What you notice in-game is follow-through. There are rules, active staff, and enough automation to catch the obvious stuff (spam and repeat filters, link blocking, chat slowdowns when things get heated, new-player restrictions, and logs for disputes). When someone crosses the line, it gets handled quickly and cleanly so the conversation can move on, with evidence saved if it turns into an appeal or escalation.

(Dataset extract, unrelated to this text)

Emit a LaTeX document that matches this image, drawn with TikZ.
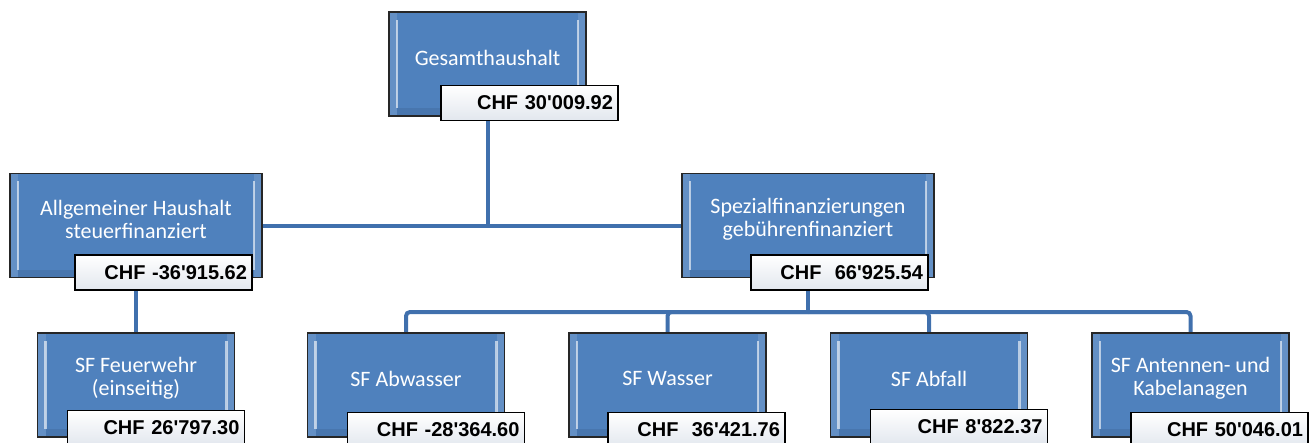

That consistency changes the social meta. Players use public chat more, trade and help channels actually function, and events are easier to run because announcements do not get buried under copypasta. The tradeoff is tighter expectations: if you are used to unmoderated anarchy banter, you will need to adjust. The best moderated chat feels firm and predictable, so you spend your time playing Minecraft instead of managing your own attention.્ર

What does moderated chat usually include on a Minecraft server?

A mix of staff oversight and automation. Expect filters for spam, repeat messages, and excessive caps; blocks on ad links; mute tools; occasional slow chat; and chat logs so reports can be reviewed instead of argued in circles. Many servers also split global, trade, and help to keep things readable.

Is moderated chat the same as family-friendly chat?

No. Family-friendly is usually a stricter language standard. Moderated chat is about enforcement and consistency. Some servers allow mild swearing but still shut down targeted harassment, hate speech, and spam fast.

How do reports and punishments typically work?

Minor stuff often gets a warning or short mute, repeated behavior gets longer mutes, and severe harassment or evasion trends toward bans. On well-run servers, staff rely on logs and notes so outcomes are based on what happened, not who is louder in public chat.

Will I get muted for fast coordination during a raid or event?

Usually not if the server is tuned well, but you can trip cooldowns and flood filters if you rapid-fire messages, paste the same callouts, or go full caps. During big events, servers often slow global and push coordination into party chat, Discord, or an event channel.

How can I tell if the moderation is actually good?

Good signs: rules are easy to find in-game, reports get responses in a reasonable time, similar behavior gets similar outcomes, and chat stays usable during peak. Red flags: staff arguing in public, random enforcement, or filters so aggressive that normal conversation constantly fails.